IS claims responsibility for bombing of a Hazara educational center in Kabul that killed 34 students and wounded 57 who were preparing for university entrance exams. The Hazara minority are Shiites. IS frequently attacks Shiite targets in Afghanistan.
Photos of funerals for the victims are here.
Militants attack a facility of the intelligence service in Kabul. Security forces say the incident has ended with two attackers dead.
The Ghazni siege has ended with a reported $50 million in property damage in addition to the hundreds of dead. Numerous markets and shops burned with their contents. Other estimates put the damage much higher. Sporadic fighting continues on the outskirts of the city.
A family from Ghazni says 16 of its members were killed by government air strikes.

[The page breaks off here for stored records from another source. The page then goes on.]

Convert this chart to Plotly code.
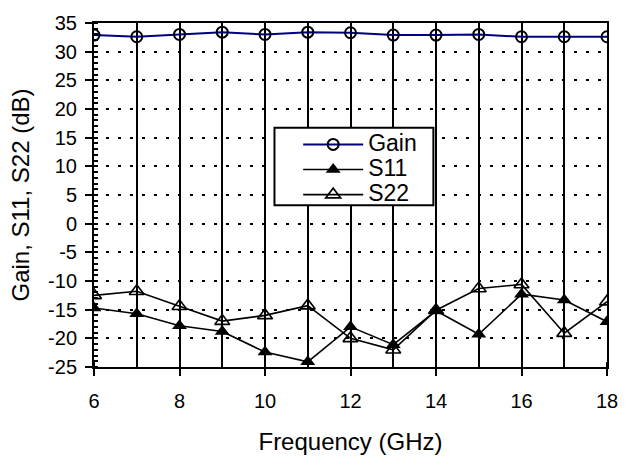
import plotly.graph_objects as go

freq = [6, 7, 8, 9, 10, 11, 12, 13, 14, 15, 16, 17, 18]
gain = [32.9, 32.6, 33.0, 33.4, 33.0, 33.4, 33.3, 32.9, 32.9, 33.0, 32.6, 32.6, 32.6]
s11 = [-14.7, -15.7, -17.8, -18.8, -22.4, -24.1, -18.0, -21.1, -15.2, -19.3, -12.3, -13.3, -17.1]
s22 = [-12.5, -11.8, -14.4, -17.0, -16.0, -14.3, -20.0, -22.0, -15.1, -11.3, -10.6, -19.1, -13.6]
series_names = ["Gain", "S11", "S22"]

x_ticks = [6, 8, 10, 12, 14, 16, 18]
y_ticks = [-25, -20, -15, -10, -5, 0, 5, 10, 15, 20, 25, 30, 35]
y_tick_labels = ["-25", "-20", "-15", "-10", "-5", "0", "5", "10", "15", "20", "25", "30", "35"]


def legend_name(s):
    return "<span style='font-size:23px'>" + s + "</span>"


fig = go.Figure()
fig.add_trace(go.Scatter(x=freq, y=gain, name=legend_name(series_names[0]), mode="lines+markers",
                         line=dict(color="#000080", width=2),
                         marker=dict(symbol="circle-open", size=11, color="black", line=dict(width=2))))
fig.add_trace(go.Scatter(x=freq, y=s11, name=legend_name(series_names[1]), mode="lines+markers",
                         line=dict(color="black", width=1.6),
                         marker=dict(symbol="triangle-up", size=13, color="black")))
fig.add_trace(go.Scatter(x=freq, y=s22, name=legend_name(series_names[2]), mode="lines+markers",
                         line=dict(color="black", width=1.6),
                         marker=dict(symbol="triangle-up-open", size=13, color="black", line=dict(width=1.6))))

# legend frame (drawn as a layout box so the plotly legend sits inside it)
fig.add_shape(type="rect", xref="paper", yref="paper",
              x0=(278 - 94) / 523, x1=(440 - 94) / 523,
              y0=1 - (203 - 15) / 355, y1=1 - (123 - 15) / 355,
              line=dict(color="black", width=2), fillcolor="white", layer="above")

font = dict(family="Arial, Liberation Sans, sans-serif", size=20, color="black")
fig.update_layout(
    width=630, height=463,
    margin=dict(l=94, r=13, t=15, b=93),
    paper_bgcolor="white", plot_bgcolor="white",
    font=font,
    showlegend=True,
    legend=dict(x=0.398, y=0.698, xanchor="left", yanchor="top",
                bgcolor="rgba(0,0,0,0)", borderwidth=0,
                font=dict(size=17), tracegroupgap=0, itemwidth=60),
    xaxis=dict(range=[6, 18], tickvals=x_ticks, showgrid=True, gridcolor="black", gridwidth=2,
               showline=True, linecolor="black", linewidth=2, mirror=True,
               ticks="outside", ticklen=7, tickwidth=2, tickcolor="black",
               ticklabelstandoff=8, ticklabeloverflow="allow",
               minor=dict(dtick=1, showgrid=True, gridcolor="black", gridwidth=2,
                          ticks="inside", ticklen=5, tickwidth=2, tickcolor="black"),
               zeroline=False,
               title=dict(text="Frequency (GHz)", standoff=22, font=dict(size=24))),
    yaxis=dict(range=[-25, 35], tickvals=y_ticks, ticktext=y_tick_labels,
               showgrid=True, gridcolor="black", gridwidth=1.5,
               griddash="3px,9px",
               showline=True, linecolor="black", linewidth=2, mirror=True,
               ticks="outside", ticklen=7, tickwidth=2, tickcolor="black",
               ticklabelstandoff=4,
               minor=dict(dtick=1, ticks="inside", ticklen=4, tickwidth=1.5, tickcolor="black", showgrid=False),
               zeroline=False,
               title=dict(text="Gain, S11, S22 (dB)", standoff=12, font=dict(size=24))),
)

fig.write_html("out.html", config={"displayModeBar": False},
               post_script="document.body.style.margin='0';")
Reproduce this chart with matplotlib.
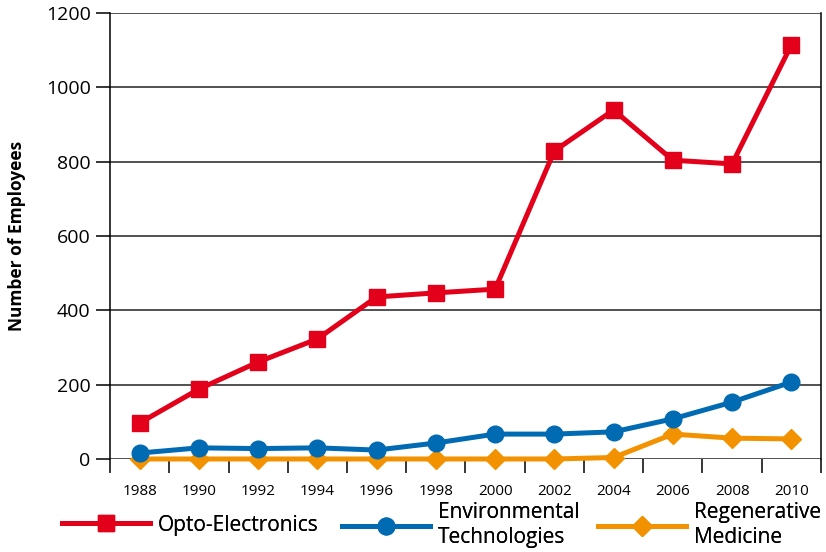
import numpy as np
import matplotlib
matplotlib.use('Agg')
from matplotlib import pyplot as plt

years = ['1988', '1990', '1992', '1994', '1996', '1998',
         '2000', '2002', '2004', '2006', '2008', '2010']
opto = [97, 188, 261, 323, 436, 447, 457, 829, 939, 804, 794, 1114]
enviro = [16, 30, 28, 30, 24, 43, 67, 67, 73, 108, 153, 207]
regen = [0, 0, 0, 0, 0, 0, 0, 0, 4, 67, 56, 54]

plt.rcParams['font.family'] = ['Open Sans', 'DejaVu Sans']

fig = plt.figure(figsize=(8.26, 5.52), dpi=100)
ax = fig.add_axes([0.1332, 0.1685, 0.8607, 0.8079])

x = np.arange(len(years))
lw = 3.6
l1, = ax.plot(x, opto, color='#E2001A', lw=lw, marker='s', ms=11,
              label='Opto-Electronics', zorder=5, clip_on=False)
l2, = ax.plot(x, enviro, color='#006AB3', lw=lw, marker='o', ms=12,
              label='Environmental\nTechnologies', zorder=4, clip_on=False)
l3, = ax.plot(x, regen, color='#F39200', lw=lw, marker='D', ms=10,
              label='Regenerative\nMedicine', zorder=3, clip_on=False)

ax.set_xlim(-0.5, 11.5)
ax.set_ylim(0, 1200)
ax.set_yticks(range(0, 1201, 200))
ax.yaxis.grid(True, color='#222222', lw=1.1)
ax.set_axisbelow(True)
ax.tick_params(axis='y', length=10, width=1.1, labelsize=14, pad=4)

ax.set_xticks(np.arange(-0.5, 12, 1))
ax.set_xticklabels([])
ax.set_xticks(x, minor=True)
ax.set_xticklabels(years, minor=True)
ax.tick_params(axis='x', which='major', length=10, width=1.1, direction='out')
ax.tick_params(axis='x', which='minor', length=0, labelsize=11, pad=18)

for s in ['left', 'right']:
    ax.spines[s].set_linewidth(1.1)
ax.spines['top'].set_visible(False)
ax.spines['bottom'].set_visible(False)

ax.set_ylabel('Number of Employees', fontsize=12.5, fontweight='bold', labelpad=14)

# one legend per series so each entry sits where the original has it
for line, xpos in [(l1, 62), (l2, 342), (l3, 598)]:
    leg = fig.legend(handles=[line], loc='center left',
                     bbox_to_anchor=(xpos / 826, 1 - 525 / 552),
                     frameon=False, fontsize=15, handlelength=4.2,
                     handletextpad=0.4, labelspacing=0.1, borderpad=0,
                     borderaxespad=0)
    fig.add_artist(leg)

fig.savefig('out.png', dpi=100)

Four police are killed by an explosion in Kandahar.
U.S. air strikes in Helmand are said to kill a total of 27 militants.
For the history buffs, Tom Emgelhardt reviews his 17 years of writing on the Afghanistan war. I'll give you one pull quote:
Here’s what I wrote about Afghanistan in 2009, while considering the metrics of “a war gone to hell”: “While Americans argue feverishly and angrily over what kind of money, if any, to put into health care, or decaying infrastructure, or other key places of need, until recently just about no one in the mainstream raised a peep about the fact that, for nearly eight years (not to say much of the last three decades), we've been pouring billions of dollars, American military know-how, and American lives into a black hole in Afghanistan that is, at least in significant part, of our own creation.”